WHAT YOU HAVE TO DO:
Copy the data precisely, character for character, and leave out every picture.

PROVIDED DATA:
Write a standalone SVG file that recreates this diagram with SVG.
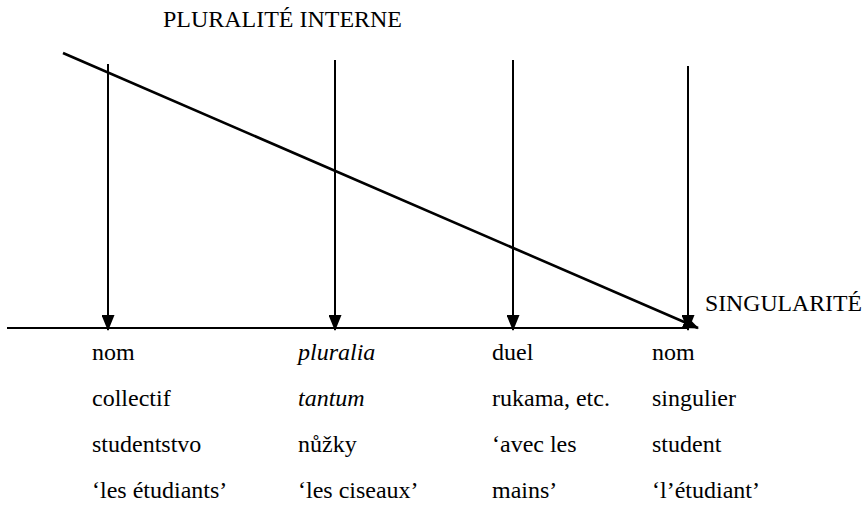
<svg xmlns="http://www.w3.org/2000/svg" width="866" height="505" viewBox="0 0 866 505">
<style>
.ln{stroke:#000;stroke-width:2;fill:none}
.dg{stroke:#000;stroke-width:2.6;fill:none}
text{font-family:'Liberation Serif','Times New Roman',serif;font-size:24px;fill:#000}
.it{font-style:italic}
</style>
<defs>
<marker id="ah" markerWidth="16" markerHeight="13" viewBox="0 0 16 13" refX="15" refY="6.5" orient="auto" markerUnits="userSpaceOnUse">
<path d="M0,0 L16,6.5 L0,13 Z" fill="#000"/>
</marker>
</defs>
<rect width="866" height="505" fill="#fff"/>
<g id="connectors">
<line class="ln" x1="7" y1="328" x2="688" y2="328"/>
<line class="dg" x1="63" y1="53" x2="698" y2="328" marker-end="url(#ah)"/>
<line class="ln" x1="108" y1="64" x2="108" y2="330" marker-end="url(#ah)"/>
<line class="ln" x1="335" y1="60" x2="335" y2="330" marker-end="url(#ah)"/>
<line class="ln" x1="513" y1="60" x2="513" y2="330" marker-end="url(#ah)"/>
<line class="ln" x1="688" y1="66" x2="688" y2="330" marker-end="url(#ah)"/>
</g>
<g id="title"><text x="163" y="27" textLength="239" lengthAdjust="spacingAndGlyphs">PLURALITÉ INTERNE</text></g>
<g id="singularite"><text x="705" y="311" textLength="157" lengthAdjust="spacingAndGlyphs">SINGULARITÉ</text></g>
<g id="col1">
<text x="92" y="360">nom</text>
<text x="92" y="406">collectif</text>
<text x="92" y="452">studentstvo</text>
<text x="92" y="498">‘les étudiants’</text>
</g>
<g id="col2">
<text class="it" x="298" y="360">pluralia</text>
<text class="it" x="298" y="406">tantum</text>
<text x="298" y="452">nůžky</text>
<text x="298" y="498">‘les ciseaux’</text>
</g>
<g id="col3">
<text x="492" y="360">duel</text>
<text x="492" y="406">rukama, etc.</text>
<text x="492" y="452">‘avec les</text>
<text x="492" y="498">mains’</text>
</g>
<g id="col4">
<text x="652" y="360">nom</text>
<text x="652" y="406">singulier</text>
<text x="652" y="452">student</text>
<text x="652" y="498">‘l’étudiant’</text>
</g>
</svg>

ANSWER TO THE TASK:
Write a standalone SVG file that recreates this diagram with SVG.
<svg xmlns="http://www.w3.org/2000/svg" width="866" height="505" viewBox="0 0 866 505">
<style>
.ln{stroke:#000;stroke-width:2;fill:none}
.dg{stroke:#000;stroke-width:2.6;fill:none}
text{font-family:'Liberation Serif','Times New Roman',serif;font-size:24px;fill:#000}
.it{font-style:italic}
</style>
<defs>
<marker id="ah" markerWidth="16" markerHeight="13" viewBox="0 0 16 13" refX="15" refY="6.5" orient="auto" markerUnits="userSpaceOnUse">
<path d="M0,0 L16,6.5 L0,13 Z" fill="#000"/>
</marker>
</defs>
<rect width="866" height="505" fill="#fff"/>
<g id="connectors">
<line class="ln" x1="7" y1="328" x2="688" y2="328"/>
<line class="dg" x1="63" y1="53" x2="698" y2="328" marker-end="url(#ah)"/>
<line class="ln" x1="108" y1="64" x2="108" y2="330" marker-end="url(#ah)"/>
<line class="ln" x1="335" y1="60" x2="335" y2="330" marker-end="url(#ah)"/>
<line class="ln" x1="513" y1="60" x2="513" y2="330" marker-end="url(#ah)"/>
<line class="ln" x1="688" y1="66" x2="688" y2="330" marker-end="url(#ah)"/>
</g>
<g id="title"><text x="163" y="27" textLength="239" lengthAdjust="spacingAndGlyphs">PLURALITÉ INTERNE</text></g>
<g id="singularite"><text x="705" y="311" textLength="157" lengthAdjust="spacingAndGlyphs">SINGULARITÉ</text></g>
<g id="col1">
<text x="92" y="360">nom</text>
<text x="92" y="406">collectif</text>
<text x="92" y="452">studentstvo</text>
<text x="92" y="498">‘les étudiants’</text>
</g>
<g id="col2">
<text class="it" x="298" y="360">pluralia</text>
<text class="it" x="298" y="406">tantum</text>
<text x="298" y="452">nůžky</text>
<text x="298" y="498">‘les ciseaux’</text>
</g>
<g id="col3">
<text x="492" y="360">duel</text>
<text x="492" y="406">rukama, etc.</text>
<text x="492" y="452">‘avec les</text>
<text x="492" y="498">mains’</text>
</g>
<g id="col4">
<text x="652" y="360">nom</text>
<text x="652" y="406">singulier</text>
<text x="652" y="452">student</text>
<text x="652" y="498">‘l’étudiant’</text>
</g>
</svg>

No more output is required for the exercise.